As Andrew M. Cuomo tries to regain his footing in the race for mayor of New York City, he has embraced an increasingly combative approach, sniping on social media at his biggest opponent, Zohran Mamdani, sometimes multiple times a day.
This weekend, that approach drew widespread attention after Mr. Cuomo, the former governor, took aim at a particularly sensitive issue: Mr. Mamdani’s rent-stabilized apartment.
In a post on X that drew more than 26 million views, Mr. Cuomo wrote that “a single mother and her children slept at a homeless shelter” because Mr. Mamdani, a state assemblyman, was “occupying her rent-controlled apartment.” Mr. Cuomo accused Mr. Mamdani of being “rich,” pointing out that assembly members make more than $140,000, and called on him to “move out.”
In replies to his own post, Mr.
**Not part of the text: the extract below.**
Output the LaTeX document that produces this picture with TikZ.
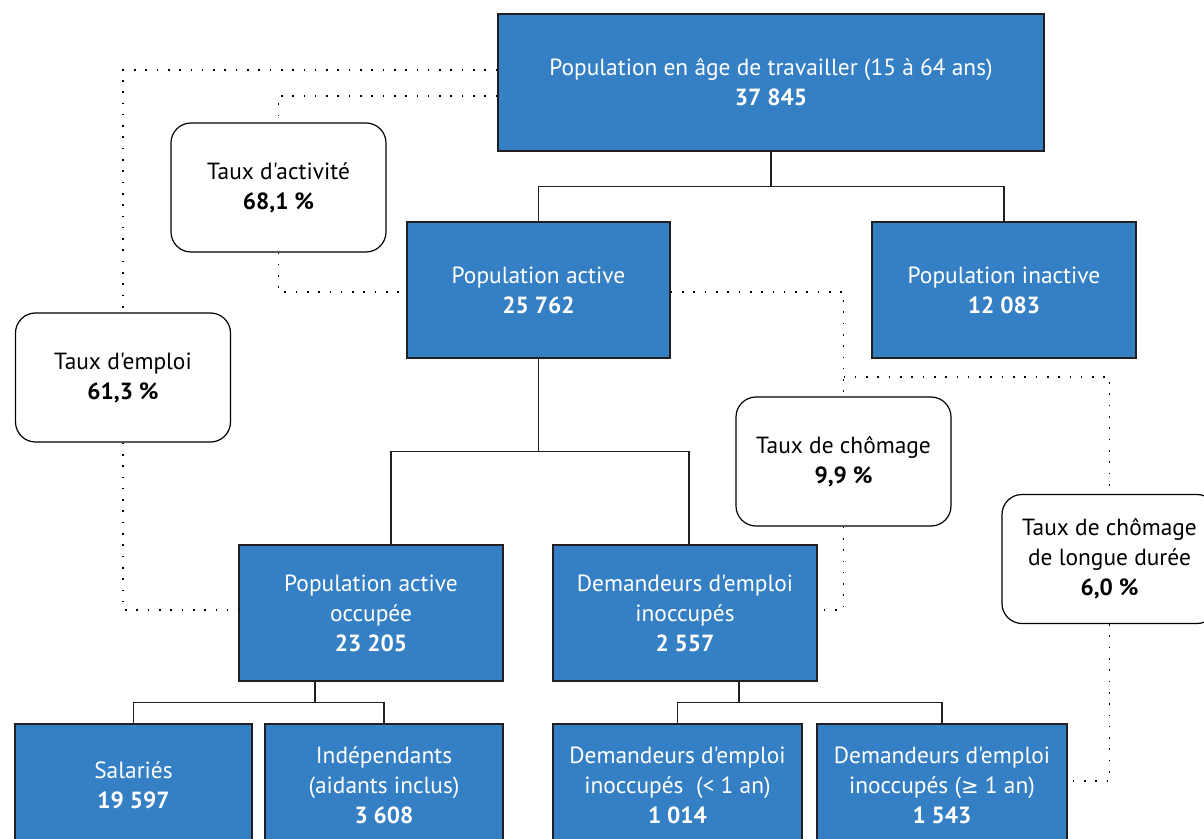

Cuomo was more inflammatory, calling Mr. Mamdani “disgusting,” and accused the assemblyman of “callous theft.”
Mr. Cuomo was referring to Mr. Mamdani’s one-bedroom, rent-stabilized apartment in Astoria, Queens, which the assemblyman has said he rents for $2,300 a month. Unlike apartments that rent at market rates, rent-stabilized units tend to be cheaper, with regulated rents that have increases limited by the city’s Rent Guidelines Board. Rent-stabilized tenants basically have a right to renew their lease, meaning they can often stay for as long as they like.
The notion that anyone — including wealthy New Yorkers — can secure those coveted apartments has long been a source of controversy in a city in the throes of a housing crisis.